Der in Greifswald geborene Künstler Caspar David Friedrich zählt zu den bedeutendsten Vertreten der deutschen Romantik. Viele seiner Landschaftsbilder, so auch das Kreuz an der Ostsee, wollte der Künstler offensichtlich als christlich-religiöse Allegorien verstanden wissen.

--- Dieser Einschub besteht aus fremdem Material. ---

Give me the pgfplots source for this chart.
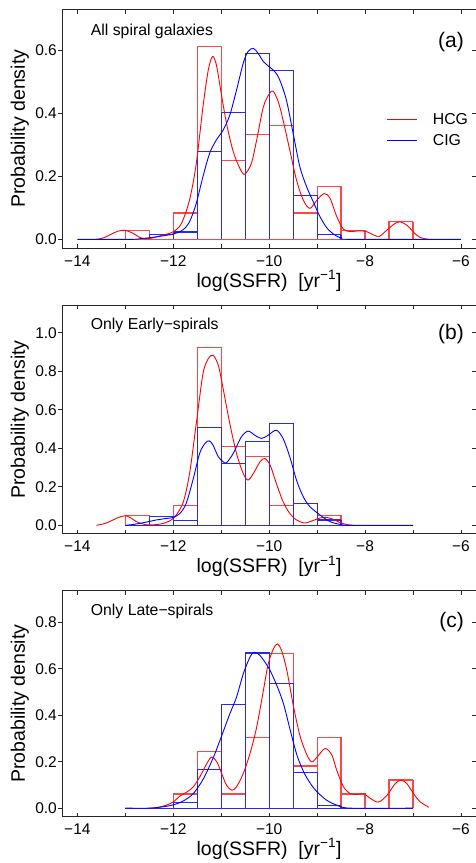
\documentclass[border=0pt]{standalone}
\usepackage{fontspec}
\setmainfont{Liberation Sans}
\usepackage{pgfplots}
\pgfplotsset{compat=1.18}
\definecolor{hred}{RGB}{255,70,70}
\definecolor{hblue}{RGB}{40,40,245}
\pgfplotsset{
  mainax/.style={
    scale only axis, width=414.3pt,
    xmin=-14.32, xmax=-5.68,
    clip mode=individual,
    tick align=inside,
    major tick length=4pt, minor tick length=4pt,
    xtick={-14,-12,-10,-8,-6},
    xticklabels={−14,−12,−10,−8,−6},
    minor xtick={-13,-11,-9,-7},
    xtick pos=both, xticklabel pos=lower,
    ytick pos=right, yticklabel pos=left,
    axis line style={line width=0.9pt, black!85},
    every tick/.style={black!85, line width=0.8pt},
    tick label style={font=\fontsize{15.5}{18}\selectfont, inner sep=0pt},
    xticklabel style={anchor=base, yshift=-18pt},
    yticklabel style={anchor=east, xshift=-5pt},
    label style={font=\fontsize{19.5}{22}\selectfont, inner sep=0pt},
    xlabel={log(SSFR)\ \ [yr\textsuperscript{−1}]},
    ylabel={Probability density},
    xlabel style={at={([yshift=-39pt]axis description cs:0.5,0)}, anchor=base},
    ylabel style={at={([xshift=-37pt]axis description cs:0,0.5)}, anchor=base},
  },
  leftax/.style={
    scale only axis, width=414.3pt,
    xmin=-14.32, xmax=-5.68,
    hide x axis,
    ytick pos=left, tick align=outside,
    major tick length=4pt,
    yticklabels={},
    axis line style={line width=0.9pt, black!85},
    every tick/.style={black!85, line width=0.8pt},
  },
  rstep/.style={draw=hred, line width=1.2pt, const plot, forget plot},
  rcomb/.style={draw=hred, line width=1.2pt, ycomb, forget plot},
  rbase/.style={draw=hred, line width=1.2pt, forget plot},
  bstep/.style={draw=hblue, line width=1.2pt, const plot, forget plot},
  bcomb/.style={draw=hblue, line width=1.2pt, ycomb, forget plot},
  bbase/.style={draw=hblue, line width=1.2pt, forget plot},
  rcurve/.style={red, line width=0.9pt, smooth},
  bcurve/.style={blue, line width=0.9pt, smooth},
}
\begin{document}
\begin{tikzpicture}
% ---------------- Panel (a) ----------------
\begin{axis}[leftax, at={(62pt,-9.5pt)}, anchor=north west, height=238.7pt,
  ymin=-0.028, ymax=0.728, ytick={0,0.2,0.4,0.6}]
\end{axis}
\begin{axis}[mainax, at={(62pt,-9.5pt)}, anchor=north west, height=238.7pt,
  ymin=-0.028, ymax=0.728, ytick={0,0.2,0.4,0.6}, yticklabels={0.0,0.2,0.4,0.6},
  legend image code/.code={\draw[#1] (0pt,0pt) -- (30pt,0pt);},
  legend cell align=left,
  legend style={draw=none, fill=none, inner sep=0pt, outer sep=0pt,
    at={(axis description cs:0.7845,0.5651)}, anchor=north west, row sep=8.7pt,
    font=\fontsize{15.8}{18}\selectfont, nodes={inner sep=0pt}}]
% HCG histogram
\addplot[rbase] coordinates {(-13,0) (-7,0)};
\addplot[rstep] coordinates {(-13,0.0278) (-12.5,0) (-12,0.0833) (-11.5,0.6111) (-11,0.25) (-10.5,0.3333) (-10,0.3611) (-9.5,0.0833) (-9,0.1667) (-8.5,0.0278) (-8,0) (-7.5,0.0556) (-7,0.0556)};
\addplot[rcomb] coordinates {(-13,0.0278) (-12.5,0.0278) (-12,0.0833) (-11.5,0.6111) (-11,0.6111) (-10.5,0.3333) (-10,0.3611) (-9.5,0.3611) (-9,0.1667) (-8.5,0.1667) (-8,0.0278) (-7.5,0.0556) (-7,0.0556)};
% CIG histogram
\addplot[bstep] coordinates {(-12.5,0.0148) (-12,0.023) (-11.5,0.279) (-11,0.402) (-10.5,0.589) (-10,0.534) (-9.5,0.139) (-9,0.0148) (-8.5,0.0148)};
\addplot[bcomb] coordinates {(-12.5,0.0148) (-12,0.023) (-11.5,0.279) (-11,0.402) (-10.5,0.589) (-10,0.589) (-9.5,0.534) (-9,0.139) (-8.5,0.0148)};
% density curves
\addplot[rcurve] coordinates {(-13.6,0) (-13.45,0.005) (-13.3,0.016) (-13.15,0.026) (-13.0,0.0285) (-12.85,0.02) (-12.72,0.008) (-12.6,0.002) (-12.45,0.004) (-12.3,0.01) (-12.15,0.016) (-12.0,0.024) (-11.83,0.05) (-11.66,0.125) (-11.52,0.24) (-11.38,0.42) (-11.27,0.536) (-11.18,0.579) (-11.10,0.552) (-11.0,0.463) (-10.89,0.368) (-10.75,0.278) (-10.61,0.225) (-10.51,0.206) (-10.37,0.241) (-10.26,0.315) (-10.12,0.42) (-10.0,0.46) (-9.92,0.470) (-9.81,0.436) (-9.71,0.378) (-9.57,0.283) (-9.43,0.188) (-9.29,0.125) (-9.15,0.098) (-9.0,0.125) (-8.85,0.145) (-8.73,0.13) (-8.59,0.072) (-8.45,0.032) (-8.31,0.025) (-8.1,0.027) (-7.96,0.024) (-7.82,0.014) (-7.70,0.0095) (-7.54,0.030) (-7.37,0.051) (-7.26,0.055) (-7.12,0.044) (-6.98,0.021) (-6.85,0.006) (-6.67,0)};
\addlegendentry{\hspace*{15pt}HCG}
\addplot[bcurve] coordinates {(-14,0) (-12.9,0) (-12.7,0.002) (-12.5,0.005) (-12.35,0.008) (-12.0,0.017) (-11.8,0.03) (-11.66,0.056) (-11.52,0.114) (-11.38,0.199) (-11.24,0.273) (-11.10,0.315) (-10.96,0.346) (-10.82,0.394) (-10.68,0.473) (-10.54,0.558) (-10.44,0.595) (-10.33,0.605) (-10.23,0.589) (-10.12,0.563) (-10.0,0.547) (-9.88,0.531) (-9.78,0.505) (-9.64,0.441) (-9.50,0.336) (-9.36,0.23) (-9.22,0.167) (-9.08,0.119) (-8.94,0.072) (-8.80,0.037) (-8.65,0.016) (-8.5,0.004) (-8.3,0) (-6,0)};
\addlegendentry{\hspace*{15pt}CIG}
\node[anchor=base west, font=\fontsize{15.8}{18}\selectfont, inner sep=0pt] at ([xshift=28.7pt,yshift=-25.5pt]rel axis cs:0,1) {All spiral galaxies};
\node[anchor=base east, font=\fontsize{21}{24}\selectfont, inner sep=0pt] at ([xshift=-12.3pt,yshift=-37.8pt]rel axis cs:1,1) {(a)};
\end{axis}
% ---------------- Panel (b) ----------------
\begin{axis}[leftax, at={(62pt,-305pt)}, anchor=north west, height=228.8pt,
  ymin=-0.044, ymax=1.144, ytick={0,0.2,0.4,0.6,0.8,1.0}]
\end{axis}
\begin{axis}[mainax, at={(62pt,-305pt)}, anchor=north west, height=228.8pt,
  ymin=-0.044, ymax=1.144, ytick={0,0.2,0.4,0.6,0.8,1.0}, yticklabels={0.0,0.2,0.4,0.6,0.8,1.0}]
\addplot[rbase] coordinates {(-13,0) (-8.5,0)};
\addplot[rstep] coordinates {(-13,0.0513) (-12.5,0) (-12,0.1026) (-11.5,0.9231) (-11,0.4103) (-10.5,0.359) (-10,0.1026) (-9.5,0) (-9,0.0513) (-8.5,0.0513)};
\addplot[rcomb] coordinates {(-13,0.0513) (-12.5,0.0513) (-12,0.1026) (-11.5,0.9231) (-11,0.9231) (-10.5,0.4103) (-10,0.359) (-9.5,0.1026) (-9,0.0513) (-8.5,0.0513)};
\addplot[bbase] coordinates {(-13,0) (-7,0)};
\addplot[bstep] coordinates {(-12.5,0.047) (-12,0.024) (-11.5,0.506) (-11,0.321) (-10.5,0.435) (-10,0.528) (-9.5,0.114) (-9,0.028) (-8.5,0.028)};
\addplot[bcomb] coordinates {(-12.5,0.047) (-12,0.047) (-11.5,0.506) (-11,0.506) (-10.5,0.435) (-10,0.528) (-9.5,0.528) (-9,0.114) (-8.5,0.028)};
\addplot[rcurve] coordinates {(-13.6,0) (-13.45,0.008) (-13.33,0.019) (-13.15,0.04) (-13.0,0.050) (-12.88,0.038) (-12.77,0.019) (-12.62,0.006) (-12.49,0.002) (-12.35,0.004) (-12.21,0.01) (-12.0,0.036) (-11.80,0.114) (-11.66,0.269) (-11.52,0.528) (-11.38,0.788) (-11.27,0.865) (-11.17,0.883) (-11.06,0.831) (-10.96,0.710) (-10.82,0.528) (-10.68,0.373) (-10.54,0.269) (-10.44,0.235) (-10.33,0.269) (-10.19,0.330) (-10.09,0.347) (-9.98,0.313) (-9.85,0.218) (-9.71,0.123) (-9.57,0.062) (-9.43,0.028) (-9.27,0.012) (-9.15,0.019) (-8.94,0.038) (-8.85,0.042) (-8.7,0.035) (-8.5,0.012) (-8.35,0.003) (-8.24,0)};
\addplot[bcurve] coordinates {(-13,0) (-12.85,0.004) (-12.7,0.01) (-12.5,0.02) (-12.35,0.028) (-12.14,0.036) (-12.0,0.041) (-11.86,0.062) (-11.73,0.114) (-11.59,0.235) (-11.45,0.373) (-11.34,0.425) (-11.25,0.439) (-11.17,0.416) (-11.06,0.356) (-10.96,0.330) (-10.89,0.325) (-10.75,0.373) (-10.58,0.459) (-10.44,0.489) (-10.30,0.468) (-10.16,0.451) (-10.02,0.468) (-9.85,0.494) (-9.71,0.451) (-9.57,0.356) (-9.43,0.235) (-9.29,0.149) (-9.15,0.097) (-8.94,0.054) (-8.73,0.019) (-8.5,0.004) (-8.3,0) (-7,0)};
\node[anchor=base west, font=\fontsize{15.8}{18}\selectfont, inner sep=0pt] at ([xshift=28.7pt,yshift=-24.6pt]rel axis cs:0,1) {Only Early−spirals};
\node[anchor=base east, font=\fontsize{21}{24}\selectfont, inner sep=0pt] at ([xshift=-12.3pt,yshift=-34.6pt]rel axis cs:1,1) {(b)};
\end{axis}
% ---------------- Panel (c) ----------------
\begin{axis}[leftax, at={(62pt,-590.7pt)}, anchor=north west, height=225.8pt,
  ymin=-0.036, ymax=0.936, ytick={0,0.2,0.4,0.6,0.8}]
\end{axis}
\begin{axis}[mainax, at={(62pt,-590.7pt)}, anchor=north west, height=225.8pt,
  ymin=-0.036, ymax=0.936, ytick={0,0.2,0.4,0.6,0.8}, yticklabels={0.0,0.2,0.4,0.6,0.8}]
\addplot[rbase] coordinates {(-13,0) (-7,0)};
\addplot[rstep] coordinates {(-12,0.0606) (-11.5,0.2424) (-11,0.0606) (-10.5,0.303) (-10,0.6667) (-9.5,0.1818) (-9,0.303) (-8.5,0.0606) (-8,0) (-7.5,0.1212) (-7,0.1212)};
\addplot[rcomb] coordinates {(-12,0.0606) (-11.5,0.2424) (-11,0.2424) (-10.5,0.303) (-10,0.6667) (-9.5,0.6667) (-9,0.303) (-8.5,0.303) (-8,0.0606) (-7.5,0.1212) (-7,0.1212)};
\addplot[bbase] coordinates {(-13,0) (-7,0)};
\addplot[bstep] coordinates {(-12,0.024) (-11.5,0.166) (-11,0.445) (-10.5,0.668) (-10,0.538) (-9.5,0.153) (-9,0.011) (-8.5,0.011)};
\addplot[bcomb] coordinates {(-12,0.024) (-11.5,0.166) (-11,0.445) (-10.5,0.668) (-10,0.668) (-9.5,0.538) (-9,0.153) (-8.5,0.011)};
\addplot[rcurve] coordinates {(-12.49,0) (-12.35,0.002) (-12.14,0.013) (-12.0,0.027) (-11.86,0.052) (-11.72,0.069) (-11.58,0.092) (-11.44,0.137) (-11.30,0.192) (-11.20,0.220) (-11.09,0.199) (-10.99,0.149) (-10.89,0.099) (-10.78,0.077) (-10.68,0.092) (-10.54,0.149) (-10.40,0.235) (-10.26,0.349) (-10.12,0.507) (-10.02,0.621) (-9.91,0.686) (-9.83,0.707) (-9.74,0.678) (-9.63,0.592) (-9.49,0.435) (-9.35,0.306) (-9.21,0.228) (-9.11,0.199) (-9.0,0.220) (-8.87,0.252) (-8.80,0.255) (-8.69,0.228) (-8.59,0.163) (-8.45,0.092) (-8.31,0.063) (-8.17,0.059) (-8.03,0.062) (-7.89,0.042) (-7.72,0.026) (-7.54,0.056) (-7.37,0.106) (-7.25,0.120) (-7.13,0.106) (-6.99,0.063) (-6.85,0.027) (-6.67,0.004)};
\addplot[bcurve] coordinates {(-13,0) (-12.49,0) (-12.21,0.006) (-12.0,0.014) (-11.79,0.031) (-11.58,0.063) (-11.37,0.127) (-11.16,0.220) (-11.0,0.306) (-10.82,0.406) (-10.68,0.478) (-10.54,0.578) (-10.40,0.650) (-10.31,0.671) (-10.19,0.657) (-10.0,0.600) (-9.84,0.528) (-9.70,0.449) (-9.56,0.335) (-9.42,0.228) (-9.28,0.156) (-9.14,0.106) (-9.0,0.070) (-8.80,0.034) (-8.59,0.013) (-8.31,0) (-7,0)};
\node[anchor=base west, font=\fontsize{15.8}{18}\selectfont, inner sep=0pt] at ([xshift=28.7pt,yshift=-24.6pt]rel axis cs:0,1) {Only Late−spirals};
\node[anchor=base east, font=\fontsize{21}{24}\selectfont, inner sep=0pt] at ([xshift=-12.3pt,yshift=-36.6pt]rel axis cs:1,1) {(c)};
\end{axis}
\pgfresetboundingbox
\path[use as bounding box] (0pt,0pt) rectangle (475pt,-863pt);
\end{tikzpicture}
\end{document}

Auf einer die Horizontlinie überragenden Felsenspitze am Ufer der See steht ein monumentalhaft die Komposition beherrschendes Kreuz. Es ist schräg in den Raum gestellt und damit frontal von den beiden links in der Ferne erkennbaren Segelschiffen zu sehen, die im Mondschein auf die Küste zu steuern. Vor dem kreuztragenden Felsen liegt ein großer Anker neben einem Ruder und Stangen zum Staken von Booten. Schon die formale Platzierung des Kreuzes, das sich über seinen irdischen Standplatz in den Himmel erhebt und damit eher der jenseitigen Sphäre zugewiesen ist, deutet eine tiefere inhaltliche Bedeutung der Bildgegenstände an. Der augenscheinliche Befund wird durch eine knappe Erklärung Friedrichs zu dem Bild bestätigt, die er in einem Brief an die Malerin Louise Seidler im Mai 1815 äußert: „Am nackten steinigen Meeresstrande steht hochaufgerichtet das Kreutz, denen so es sehn ein Trost, denen so es nicht sehn ein Kreutz.“ Aus den Worten des Künstlers wird ersichtlich, dass die Darstellung zumindest für den in die christliche Ikonographie eingeweihten Betrachter eine emblematisch verschlüsselte Verständnisebene bereithält: Jenen, die über das konkret Dargestellte ‚hinauszusehen‘ vermögen und das Kreuz gleichsam vor dem geistigen Auge als christliches Symbol erkennen, spendet es Trost. Für alle anderen ist es nichts weiter als der bloße Gegenstand. In diesem Sinne weitergedacht, kann auch der Fels als gängiges Zeichen für die Standhaftigkeit des Glaubens aufgefasst werden, während der Anker die Hoffnung in Christo versinnbildlicht.
Heute ist das Gemälde mit weiteren Werken des Malers im Neuen Pavillon im Schlosspark Charlottenburg ausgestellt.